On their own, Boyle’s storybook children—wide-eyed and often looking up as if being stared down by some stern adult—first provoke thoughts of your own childhood when you felt like everything was out of your reach. But mixed with the other elements, such as music and large-scale projection, they take on, as Boyle suggests, power, strength and authority.

Whether on stage or working in her studio, Boyle says, “My relationship to music has always been extremely cathartic.” She’s worked with Feist and Swede Jens Lekman, grew up listening to Kiss and Frank Zappa and is currently immersed in “Finnish folk-pop.”

Boyle weaves a tale called “Me and Little Andy,” based on the Dolly Parton song, into Songs of Childhood. “I love Dolly Parton—her voice is magic, and she’s an incredible storyteller. Her more obscure narratives like ‘Me and Little Andy’ are genuinely perverse.”

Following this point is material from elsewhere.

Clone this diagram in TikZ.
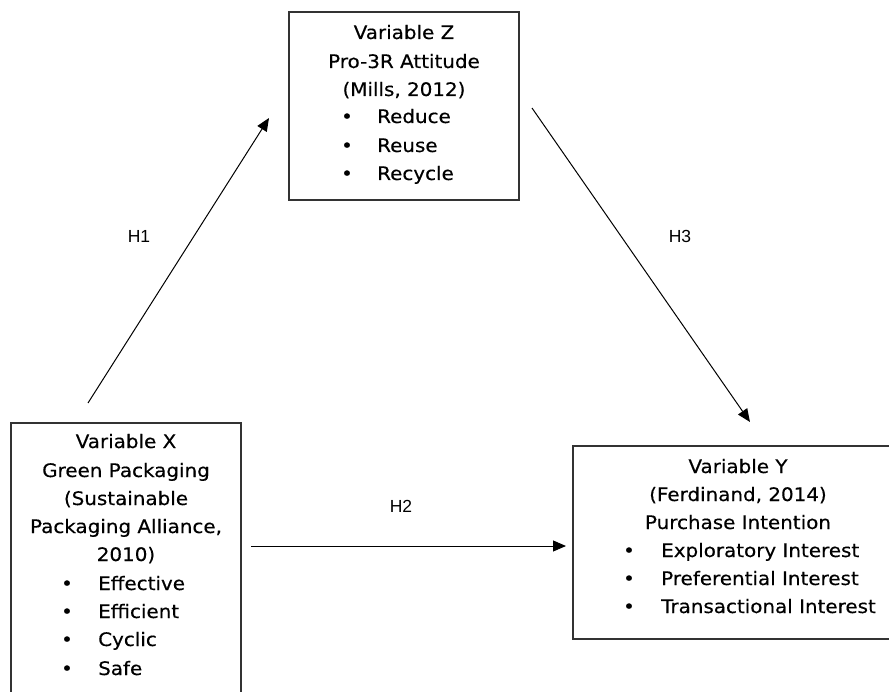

Parton’s high-flying soprano and sharp tone possess a creepy childlike quality. In Boyle’s “Me and Little Andy,” the tale of a lost little girl and her dog takes on a magical, slightly unnerving impact thanks to Boyle’s “infusing still images with light and movement, revealing the process of drawing, enlarging my usually tiny pictures to a monumental scale and taking that all out of the gallery and into places of performance—it’s unexpected, reanimating.”

Artists like Boyle specialize in the unexpected. You may recall Halifax artist Tonia DiRisio’s blown-up photograph of a miniature model chair hanging on a banner in the artport space and stared at the simple inversion of scale: how could something so small become so big?

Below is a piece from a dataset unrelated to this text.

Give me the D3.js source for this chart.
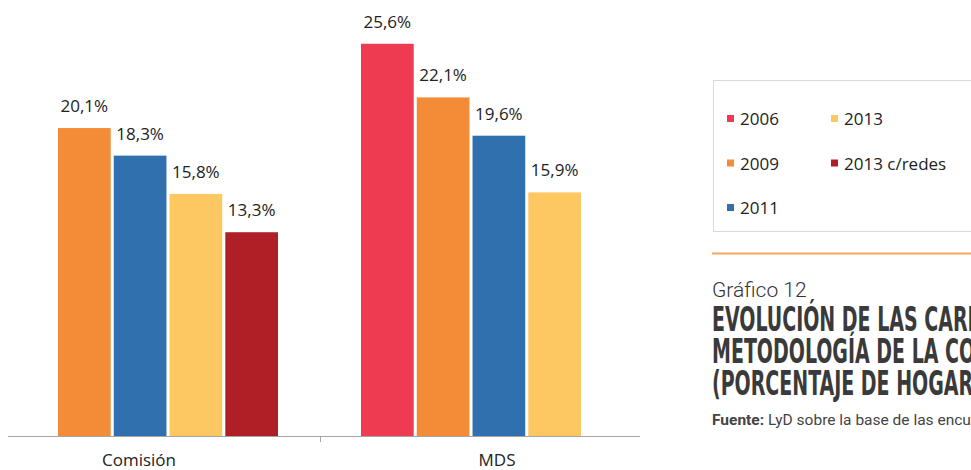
<!DOCTYPE html>
<html>
<head>
<meta charset="utf-8">
<script src="https://cdn.jsdelivr.net/npm/d3@7"></script>
<style>
  body { margin: 0; background: #fff; }
  svg { display: block; }
  .lbl { font-family: "Open Sans", "Noto Sans", sans-serif; fill: #222; }
</style>
</head>
<body>
<div id="chart"></div>
<script>
var categories = ["Comisión", "MDS"];
var series = ["2006", "2009", "2011", "2013", "2013 c/redes"];
var comision = [null, 20.1, 18.3, 15.8, 13.3];
var mds = [25.6, 22.1, 19.6, 15.9, null];
var colors = ["#ee3b52", "#f48c37", "#3070ae", "#fdc761", "#b11f26"];
var legendOrder = ["2006", "2013", "2009", "2013 c/redes", "2011"];

var width = 971, height = 470;
var baseline = 436;

var svg = d3.select("#chart").append("svg")
  .attr("width", width)
  .attr("height", height);

var values = [comision, mds];
var data = categories.map(function(c, i) {
  return {
    cat: c,
    bars: series.map(function(s, j) { return {serie: s, value: values[i][j], color: colors[j]}; })
      .filter(function(d) { return d.value != null; })
  };
});

var x0 = d3.scaleBand().domain(categories).range([16.5, 622.5]);
var xLabel = d3.scalePoint().domain(categories).range([139, 497]);
var y = d3.scaleLinear().domain([0, 28]).range([baseline, 7]);

// axis line + middle tick
svg.append("line")
  .attr("x1", 8).attr("x2", 640)
  .attr("y1", baseline + 0.5).attr("y2", baseline + 0.5)
  .attr("stroke", "#a6a6a6").attr("stroke-width", 1.2);
svg.append("line")
  .attr("x1", 320.5).attr("x2", 320.5)
  .attr("y1", baseline).attr("y2", baseline + 6)
  .attr("stroke", "#a6a6a6");

var groups = svg.selectAll(".grp").data(data).enter().append("g")
  .attr("class", "grp")
  .attr("transform", function(d) {
    return "translate(" + (x0(d.cat) + (x0.bandwidth() - 220) / 2) + ",0)";
  });

groups.each(function(g) {
  var x1 = d3.scaleBand().domain(d3.range(g.bars.length)).range([0, 220]).paddingInner(0.055);
  var sel = d3.select(this);
  sel.selectAll("rect").data(g.bars).enter().append("rect")
    .attr("x", function(d, i) { return x1(i); })
    .attr("width", x1.bandwidth())
    .attr("y", function(d) { return y(d.value); })
    .attr("height", function(d) { return baseline - y(d.value); })
    .attr("fill", function(d) { return d.color; });
  sel.selectAll("text").data(g.bars).enter().append("text")
    .attr("class", "lbl")
    .attr("x", function(d, i) { return x1(i) + x1.bandwidth() / 2; })
    .attr("y", function(d) { return y(d.value) - 16; })
    .attr("text-anchor", "middle")
    .style("font-size", "17px")
    .text(function(d) { return d3.format(".1f")(d.value).replace(".", ",") + "%"; });
});

svg.selectAll(".cat").data(categories).enter().append("text")
  .attr("class", "lbl")
  .attr("x", function(d) { return xLabel(d); })
  .attr("y", 466)
  .attr("text-anchor", "middle")
  .style("font-size", "17px")
  .text(function(d) { return d; });

// legend box
svg.append("rect")
  .attr("x", 713.5).attr("y", 80.5)
  .attr("width", 300).attr("height", 151)
  .attr("fill", "none").attr("stroke", "#d9d9d9");

var legend = svg.append("g").selectAll("g")
  .data(legendOrder).enter().append("g")
  .attr("transform", function(d, i) {
    var col = i % 2, row = Math.floor(i / 2);
    return "translate(" + (727 + col * 104) + "," + (119 + row * 44.5) + ")";
  });

legend.append("rect")
  .attr("x", 0).attr("y", -4)
  .attr("width", 7).attr("height", 7)
  .attr("fill", function(d) { return colors[series.indexOf(d)]; });

legend.append("text")
  .attr("class", "lbl")
  .attr("x", 13).attr("y", 6)
  .style("font-size", "17px")
  .text(function(d) { return d; });

// orange separator
svg.append("line")
  .attr("x1", 712).attr("x2", 971)
  .attr("y1", 253.5).attr("y2", 253.5)
  .attr("stroke", "#f6a55a").attr("stroke-width", 2);

svg.append("text")
  .attr("x", 712).attr("y", 297)
  .style("font-family", "Roboto, sans-serif")
  .style("font-weight", 300)
  .style("font-size", "21px")
  .style("fill", "#333")
  .text("Gráfico 12");

var titleLines = ["EVOLUCIÓN DE LAS CARENCIAS", "METODOLOGÍA DE LA COMISIÓN", "(PORCENTAJE DE HOGARES)"];
svg.append("g")
  .attr("transform", "translate(712,0) scale(0.64,1)")
  .selectAll("text").data(titleLines).enter().append("text")
  .attr("x", 0)
  .attr("y", function(d, i) { return 331 + i * 32; })
  .style("font-family", "'DejaVu Sans Condensed', 'DejaVu Sans', sans-serif")
  .style("font-weight", "bold")
  .style("font-size", "33px")
  .style("fill", "#3a3a3a")
  .text(function(d) { return d; });

var fuente = svg.append("text")
  .attr("x", 712).attr("y", 425)
  .style("font-family", "Roboto, sans-serif")
  .style("font-size", "15.5px")
  .style("fill", "#444");
fuente.append("tspan").style("font-weight", "bold").text("Fuente:");
fuente.append("tspan").text(" LyD sobre la base de las encuestas");
</script>
</body>
</html>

But, as Boyle suggests, she reveals not only our collective sentimentality and unease with childhood memories, but also “the process of drawing,” her own presence in moving the whole thing along. Whether she’s layering multiple drawings on mylar (a plastic sheeting), or drawing right on a blank transparency live and in the moment, you see her hand’s shadow projected overhead.

She chooses to use the old-school overhead projector, as does Daniel Barrow, because, she jokes, “I’m all about analogue.” But the tool, the overhead projector itself, becomes part of the work as it triggers memories of school days and lessons augmented by crappy transparencies.

You’d think her past performances would be rife with malfunctions, but Boyle’s been lucky. If there was a technical problem on her end, especially when she’s partnering with a musician, she’s been able to act her way out of it.

“I can sing and dance, but unless a poorly timed tequila is involved, I tend to be a competent, organized performer,” she says. “Rolling with mistakes and incorporating sponateous events is the nature of these projection shows. I’m working with moving sound, and it doesn’t stop or slow down if I lose my nut.”